As we look to recognise World Day of Remembrance for Road Traffic Victims, this Sunday, 20 November, I’d like to urge motorist to put safety first as I share below some the latest data from the Department of Transport and Main Roads which reveals 249 people have died as a result of a car crash on our state’s roads to date this year. This worrying number is five more than for the same time last year, and 31 greater than the previous five-year average for the same period.
As we prepare to pay our respects for these and all victims of traffic incidents, it’s incredibly concerning to see that Queensland is on track to have its worst annual road toll in more than a decade. In addition, the figures for North Queensland are particularly concerning, with the region currently contributing almost 40 per cent of the state’s total fatal motor vehicle accidents.
It’s difficult to know why there has been such an increase, however research from the Australia Road Safety Foundation indicates it’s likely that the impact of Covid lockdowns and border closures for nearly two years may have resulted in drivers becoming complacent on our roads.
While many injuries are caused by speeding and drink driving, distraction when driving is now one of the leading causes for motor vehicle accidents accounting for 30 to 40 per cent of all serious and fatal crashes on Australian roads.
As the state’s road toll continues to climb, we see the consequences of carelessness on Queensland roads, with our firm opening numerous motor vehicle injury related claims every week.
While there was a drop in Compulsory Third Party (CTP) claims during Covid and the various associated lockdowns, since restrictions have been lifted, we have seen an increase in the number of CTP claims across the Cairns region to higher than they were before Covid.
For more than a decade I have been assisting people who have been injured in motor vehicle accidents on roads within the Cairns region and while many of these accidents occur at low speed in built-up areas, the accidents that occur on the various ranges and highways within the region account for the most serious injuries and fatalities.
When put under the microscope, data from the Motor Accident Insurance Commission (MAIC) revealed Townsville region accounted for 531 CTP claims while Cairns, with a population significantly less than its southern counterpart, accounted for 631.
It is hard to say exactly why we have more accidents in Cairns over Townsville however, data tells us that one of the major contributors to motor vehicle accidents is road condition and you don’t have to travel too far outside of the Cairns CBD to end up on roads that are narrow, unsealed or in poor condition.

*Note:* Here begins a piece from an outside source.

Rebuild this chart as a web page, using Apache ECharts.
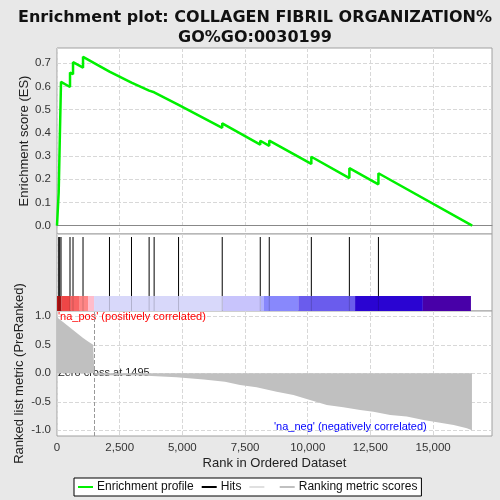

The Cairns region is vast and covers some 1,687 square kilometres. Many of the roads within our regions are country roads that lack safety barricades, are lined with trees and don’t have the safety features of roads within built-up metropolitan areas. These figures serve as a timely reminder to be more vigilant when getting behind the wheel.
I have spent more than a decade working with victims of motor vehicle accidents and I have seen first-hand that the impact for these victims goes far beyond the physical injuries. Too often, victims of road accidents are left with devastating — and often permanent — injuries. There is a toll taken on their employment, financial security, relationships and mental health. The journey to rebuild their lives after an accident can be very long and difficult.
I would encourage all road users to use this International Day of Remembrance to reflect on their driving habits and avoid taking risks that could cost them or another person their lives. Take care on our roads, drive to the conditions and avoid distractions.